• [Set task]:
Wherever a line holds the string "seaborn", copy that line.

• [Recorded information]:
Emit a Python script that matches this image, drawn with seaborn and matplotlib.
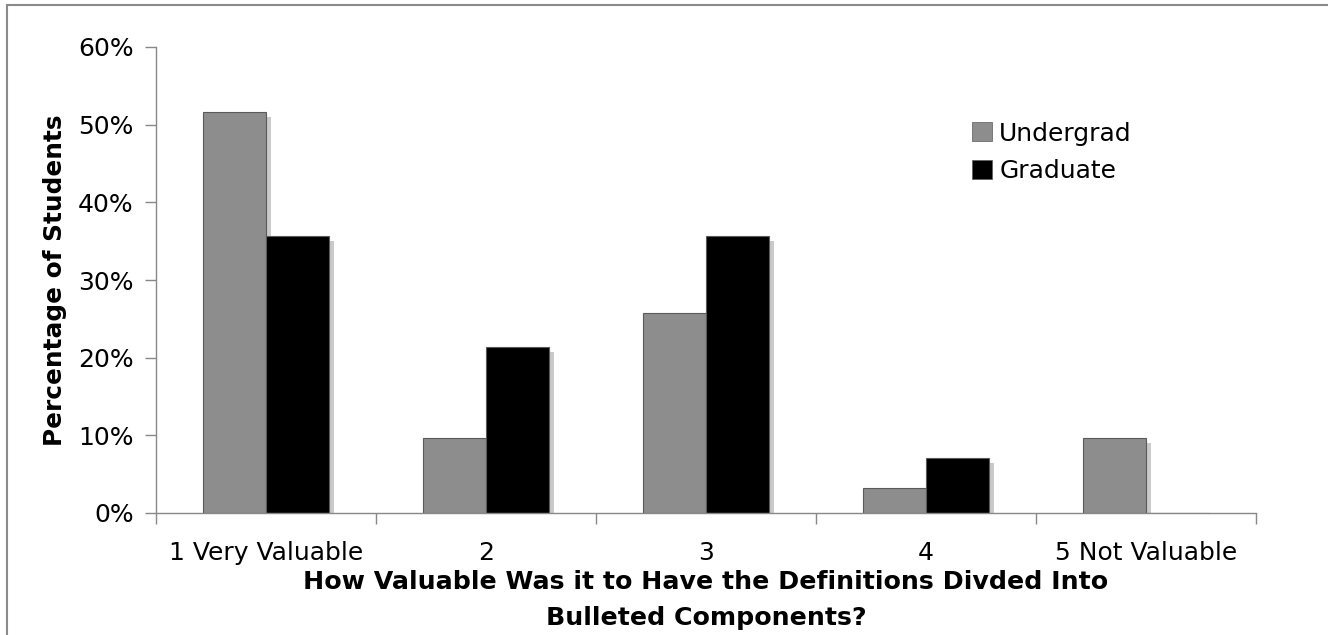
import matplotlib
matplotlib.use("Agg")
import matplotlib.pyplot as plt
import matplotlib.patheffects as pe
from matplotlib.patches import Rectangle, Patch
from matplotlib.ticker import PercentFormatter
import seaborn as sns
import pandas as pd

# Survey responses: share of students per rating
categories = ["1 Very Valuable", "2", "3", "4", "5 Not Valuable"]
undergrad = [51.6, 9.7, 25.8, 3.2, 9.7]
graduate = [35.7, 21.4, 35.7, 7.1, 0.0]
groups = ["Undergrad", "Graduate"]
y_ticks = [0, 10, 20, 30, 40, 50, 60]

df = pd.DataFrame({
    "rating": categories * 2,
    "group": [groups[0]] * len(categories) + [groups[1]] * len(categories),
    "pct": undergrad + graduate,
})

palette = {"Undergrad": "#8d8d8d", "Graduate": "#000000"}
edge = "#5a5a5a"

sns.set_theme(style="white")
plt.rcParams["font.family"] = ["DejaVu Sans"]
plt.rcParams["text.color"] = "black"
plt.rcParams["axes.labelcolor"] = "black"

fig = plt.figure(figsize=(13.28, 6.35), dpi=100)
ax = fig.add_axes([156 / 1328, 1 - 513 / 635, 1100 / 1328, 466 / 635])

sns.barplot(
    data=df, x="rating", y="pct", hue="group", order=categories,
    hue_order=groups, palette=palette,
    width=0.57, ax=ax, edgecolor=edge, linewidth=0.8, errorbar=None,
    legend=False,
)

# drop shadow behind every bar
shadow = [pe.SimplePatchShadow(offset=(3.6, -3.6), shadow_rgbFace="#cacaca", alpha=1.0),
          pe.Normal()]
for bar in ax.patches:
    bar.set_path_effects(shadow)

ax.set_ylim(0, 60)
ax.set_xlim(-0.5, len(categories) - 0.5)
ax.set_yticks(y_ticks)
ax.yaxis.set_major_formatter(PercentFormatter(decimals=0))

# ticks sit between categories; labels centred on each category
ax.set_xticks([i - 0.5 for i in range(len(categories) + 1)])
ax.set_xticklabels([])
ax.set_xticks(range(len(categories)), minor=True)
ax.set_xticklabels(categories, minor=True)
ax.tick_params(axis="x", which="minor", length=0, pad=20, labelsize=18, colors="black")
ax.tick_params(axis="x", which="major", length=8, width=1, color="#888888", direction="out")
ax.tick_params(axis="y", length=8, width=1, color="#888888", direction="out",
               labelsize=18, labelcolor="black", pad=8)
ax.xaxis.set_ticks_position("bottom")
ax.yaxis.set_ticks_position("left")

for side in ("top", "right"):
    ax.spines[side].set_visible(False)
for side in ("left", "bottom"):
    ax.spines[side].set_color("#888888")
    ax.spines[side].set_linewidth(1)

ax.set_ylabel("Percentage of Students", fontsize=17.8, fontweight="bold", labelpad=8)
ax.set_xlabel("How Valuable Was it to Have the Definitions Divded Into\nBulleted Components?",
              fontsize=18.2, fontweight="bold", labelpad=4, linespacing=1.62)

handles = [Patch(facecolor=palette[g], edgecolor=edge, linewidth=0.5) for g in groups]
ax.legend(handles, groups, loc="upper left", bbox_to_anchor=(0.742, 0.840),
          frameon=False, fontsize=18, handlelength=0.8, handleheight=0.8,
          handletextpad=0.28, labelspacing=0.54, borderaxespad=0, borderpad=0)

# outer frame around the chart area
fig.patches.append(Rectangle((6.5 / 1328, -0.1), 1.2, 1.1 - 5.5 / 635,
                             transform=fig.transFigure, fill=False,
                             edgecolor="#8a8a8a", linewidth=1.5))

fig.savefig("out.png", dpi=100)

• [Task result]:
Emit a Python script that matches this image, drawn with seaborn and matplotlib.
import seaborn as sns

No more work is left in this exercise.